* _EXERCISE REQUIREMENTS_
Only the lines from the start of the data below through the line that contains "(0,0) rectangle (660,552);" are to be copied, exactly and without pictures.

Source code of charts
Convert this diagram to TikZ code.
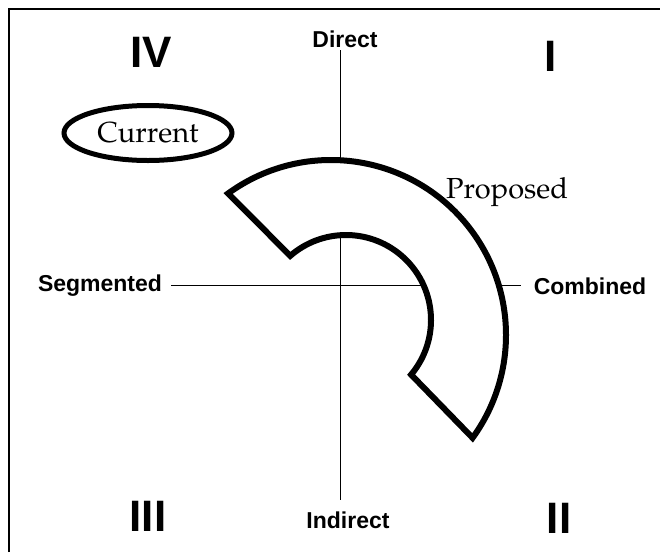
\documentclass[tikz,border=0pt]{standalone}
\usepackage{fontspec}
\setsansfont{Liberation Sans}
\newfontfamily\bookfont{TeX Gyre Pagella}
\usetikzlibrary{calc, shapes.geometric}

\begin{document}
\begin{tikzpicture}[
        x=1pt, y=-1pt,
        % Etiquettes des axes
        axislabel/.style={font=\sffamily\bfseries\fontsize{23}{23}\selectfont, inner sep=3pt, anchor=base},
        % Numeros des quadrants
        quadrant/.style={font=\sffamily\bfseries\fontsize{44}{44}\selectfont, inner sep=0pt, anchor=base},
        % Textes en serif
        caption/.style={font=\bookfont\fontsize{29}{29}\selectfont, anchor=base},
        current/.style={ellipse, draw, line width=5pt, minimum width=168pt, minimum height=55pt, inner sep=2pt, font=\bookfont\fontsize{29}{29}\selectfont},
        % Traits
        axisline/.style={line width=0.8pt},
        band/.style={line width=6pt, fill=white, line join=miter}
    ]
    \useasboundingbox (0,0) rectangle (660,552);

    % --- CADRE ---
    \draw[line width=2pt] (9,552) -- (9,9) -- (660,9);

    % --- AXES ---
    \coordinate (o) at (340,285);
    \node[axislabel] (dir) at (345,47) {Direct};
    \node[axislabel] (ind) at (348,528) {Indirect};
    \node[axislabel] (seg) at (100,291) {Segmented};
    \node[axislabel] (comb) at (590,294) {Combined};
    \draw[axisline, shorten >=8pt] (dir.south -| o) -- (ind.north -| o);
    \draw[axisline, shorten <=6pt, shorten >=10pt] (seg.east |- o) -- (comb.west |- o);

    % --- QUADRANTS ---
    \node[quadrant] (q4) at (151,67) {IV};
    \node[quadrant] (q1) at (551,71) {I};
    \node[quadrant] (q3) at (148,531) {III};
    \node[quadrant] (q2) at (559,533) {II};

    % --- SITUATION ACTUELLE ---
    \node[current] (cur) at (148,133) {Current};

    % --- SITUATION PROPOSEE ---
    \coordinate (co) at (331,335);
    \coordinate (ci) at (346,320);
    \draw[band] ($(co)+(-126:175)$) arc[start angle=-126, end angle=36, radius=175]
        -- ($(ci)+(40:85)$) arc[start angle=40, end angle=-131, radius=85] -- cycle;
    \node[caption] (prop) at (507,198) {Proposed};

\end{tikzpicture}
\end{document}
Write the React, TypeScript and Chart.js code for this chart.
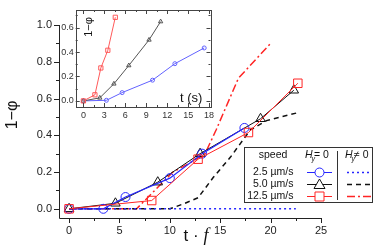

* _OUTPUT BELOW_
Convert this diagram to TikZ code.
\documentclass[tikz,border=0pt]{standalone}
\usepackage{fontspec}
\setsansfont{Liberation Sans}
\newfontfamily\bookfont{TeX Gyre Pagella}
\usetikzlibrary{calc, shapes.geometric}

\begin{document}
\begin{tikzpicture}[
        x=1pt, y=-1pt,
        % Etiquettes des axes
        axislabel/.style={font=\sffamily\bfseries\fontsize{23}{23}\selectfont, inner sep=3pt, anchor=base},
        % Numeros des quadrants
        quadrant/.style={font=\sffamily\bfseries\fontsize{44}{44}\selectfont, inner sep=0pt, anchor=base},
        % Textes en serif
        caption/.style={font=\bookfont\fontsize{29}{29}\selectfont, anchor=base},
        current/.style={ellipse, draw, line width=5pt, minimum width=168pt, minimum height=55pt, inner sep=2pt, font=\bookfont\fontsize{29}{29}\selectfont},
        % Traits
        axisline/.style={line width=0.8pt},
        band/.style={line width=6pt, fill=white, line join=miter}
    ]
    \useasboundingbox (0,0) rectangle (660,552);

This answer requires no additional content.